1Memorandum, Chief, Office of Legislation to NPS Associate Director, Management and Operations, Dec. 4, 1981, NPS Office of Legislation,, Washington, D.C. (hereinafter cited as WASO-170).

2Memorandum, Associate Director Nancy Garrett to Chief, Office of Legislation, Dec. 15, 1981, WASO-170.

3Memorandum, Deputy Assistant Secretary William D. Bettenberg, PBA, to Watt, Dec. 17, 1981, WASO-170.

4Memorandum, Assistant Secretary J. Robinson West, PBA, to Assistant Secretary, Fish and Wildlife and Parks, Dec. 29, 1981, WASO-170.

5Memorandum, James M. Lambe to reviewers, Jan. 17, 1982, WASO-170.

6Letters, Watt, Block, and Marsh to George Bush and Thomas p. O'Neill, Jr., Feb. 22, 1982, with accompanying bill, WASO-170.
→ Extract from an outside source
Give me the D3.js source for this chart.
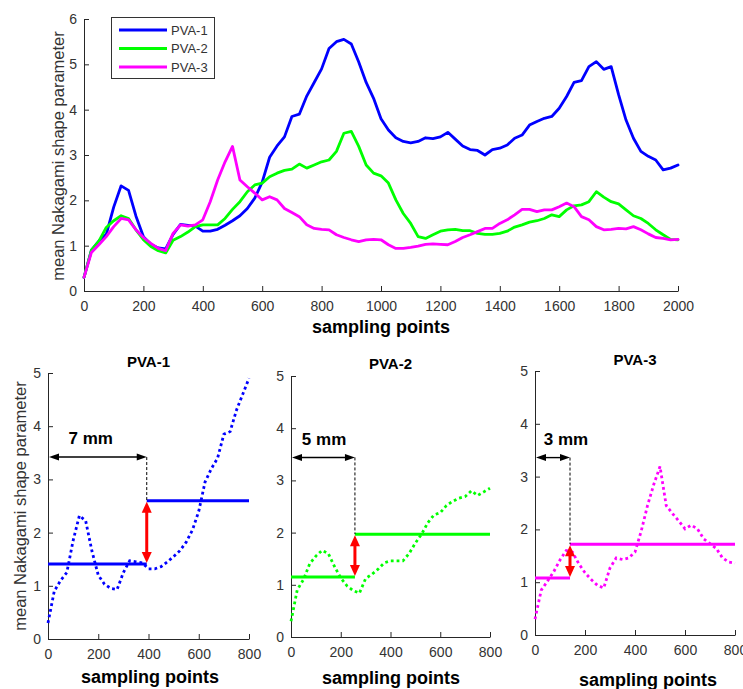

7Letters, Watt to Bush and O'Neill, Feb. 26, 1982, WASO-170; letter, Hulett to McClure, Feb. 26, 1982, WASO-170. The explanations given were confused if not disingenuous. Entrance fees were levied in no areas where hunting was permitted. At all areas where entrance fees were charged, including those with fishing, the Golden Eagle already served for admission. The only way use of the Golden Eagle would be expanded for hunters and fishermen was to charge for previously free hunting and fishing areas--the clear purpose of the offending provision.